I would not suggest taking a girl out to eat until after the third date. A second date is really not advisable. Eating out and meeting an acquaintance is like telling the acquaintance “we are a couple,” when you may end up not even going on a third date. I have heard of some couples eating out in a different community on earlier dates so that they are not likely to bump into anyone they know and can have some privacy. But it is a waste of money at that point. If you are dating in New York there are plenty of places to go without spending money on restaurants. The same is true of Baltimore, since you can always go in to Washington or other places of interest.
Of course, the boy should walk the girl to the door and do exactly what you said and what your son did. What kind of business is this? Are the boys “first class” citizens but the girls are not? Besides, in this day and age, when there is so much trouble in the outside world, you never know who might be lurking in bushes, etc., waiting just for such an opportunity. There is nothing wrong with the boy getting out of the car and walking her to the door, even if he does not want to continue the relationship. It is a sign of menschlichkeit and caring for people, and a girl would consider this a midda tova. Boys should certainly learn the correct etiquette before going out on a date. And if their parents won't teach them, they have no other place to learn, unfortunately, since their friends most probably do the same thing.

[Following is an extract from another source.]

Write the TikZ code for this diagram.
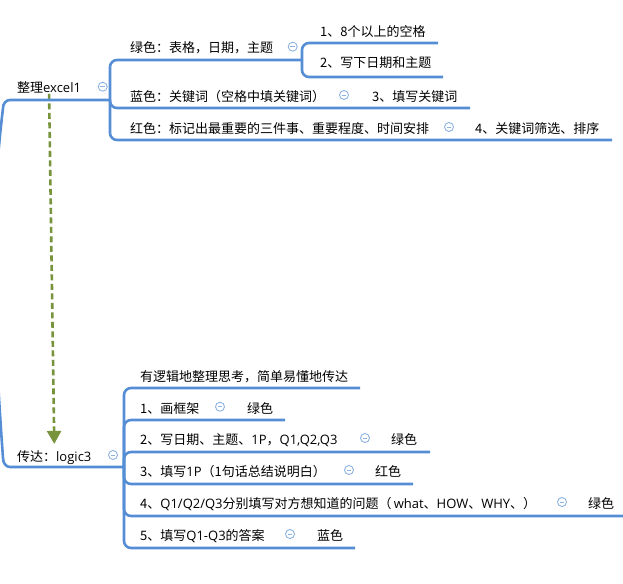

We speak a lot about a “shidduch crisis.” We, ourselves, initiate the crisis! Years ago, there were no resumes, no pictures, and no rigid “rules.” When our grandparents met in the shtetl or came to America in the early 1900s, they didn’t have resumes either and somehow managed to get married and have wonderful, fulfilling lives.

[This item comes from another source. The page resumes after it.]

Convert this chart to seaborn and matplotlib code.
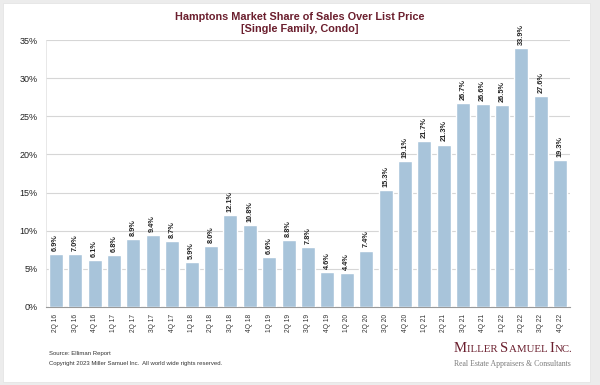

I do not know how these things got started, but they are not getting the job done anyway. As I have heard from people who divorced and from their parents, many of the resume references they spoke to did not divulge the whole truth. Sometimes major problems were kept in the dark and were found out only after the couple married.
When everything is said and done, as I have stated so often, we are only shluchim (messengers). Hashem makes the shidduchim. It may be that Hashem is sending us a message: “Let Me do it. Just do your hishtadlus (efforts) and get out of the way”!
I hope you will be zocheh to walk your son to the chupa very soon, iy”H, and then all the silliness will fall to the wayside. Thank you for your beautiful letter and support, and may we continue to enjoy nachas and brachos from our families.